To me there's no doubt that classical skiing requires more skill and
technique as well is a far more versitile sport (from racing to trail
breaking, to on and off track touring, and everything in between). There's
so much beyond fitness and racing involved, and that may be why real
athletic skiers, new to the sport, tend to focus on skating and ignore
striding.


I'm starting my 6th season x-c skiing coming from an alpine background
(being a PSIA alpine instructor for close to 20 years). I took up
x-c because many of my cycling cohorts did it as a fun as well as
effective winter cross-training, and alpine only keeps the quads in
shape.

Interestingly, the majority of my group skis classical only, followed
by a fair number who both stride and skate, followed by a tiny few who
skate only.

It never occurred to me taking up the sport that I wouldn't do both.
We are lucky to have two private resorts within an hour drive which
groom for both, and a huge variety of trail systems all over the place
for touring. I rarely if ever go to a resort with grooming without
all my equipment, and it is a flip of the coin whether I skate or
stride first. But I will do both unless the snow is too warm or too
icy for classical.

My experience over the past seasons echoes what Nordic PSIA
instructors advise: Classical is easier to learn but harder to
master; skating is harder to learn, but easier to master.

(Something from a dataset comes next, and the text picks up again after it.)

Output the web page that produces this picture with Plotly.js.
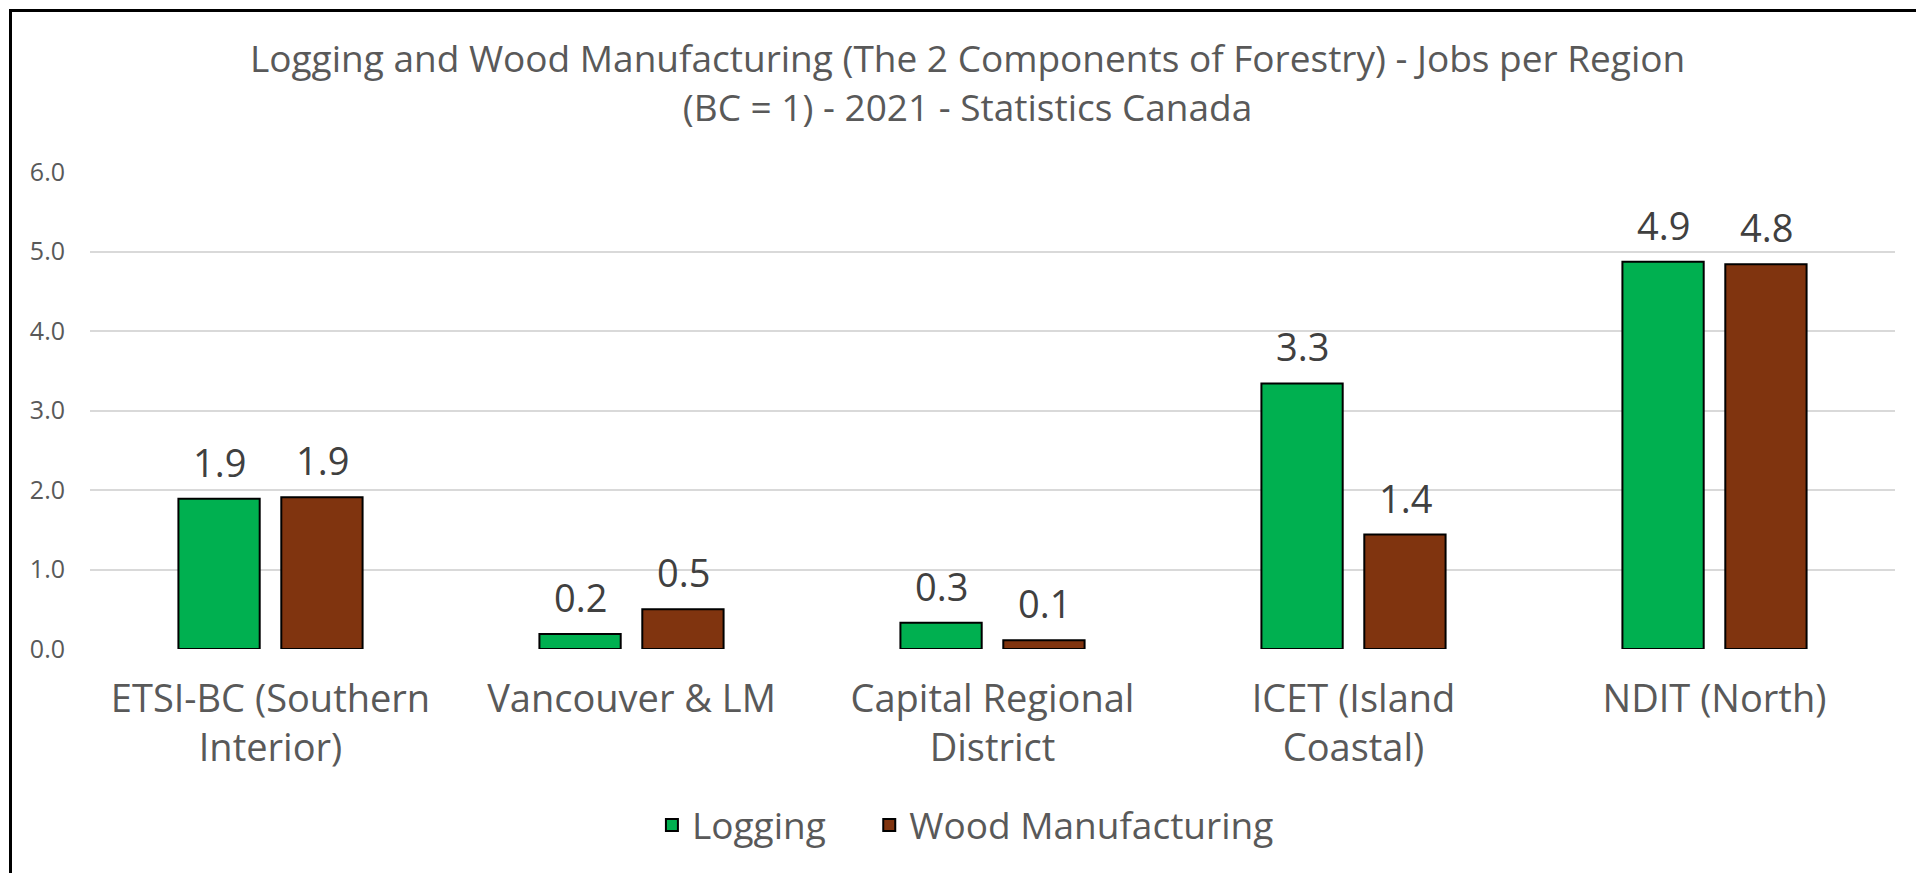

Classical starts out as the more intuitive because the movements are
natural, while the skating poling techniques are counter-intuitive and
take a while to become coordinated. But once the basics of both are
learned and the fine tuning and real mastery of the sports begin, it
is fairly clear that classical is the harder and more subtle
technique. Not to mention the art and science of grip waxing.

So it is no wonder that many skiers new to the sport will opt for
glide waxing only, and the speed and relative simplicity of skating
technique, even if skating up hills is the hardest physical activity
known to mankind :-)

But any skater who gets passed on the trail by a classic skier who
truly knows how to ski understands what the real deal is.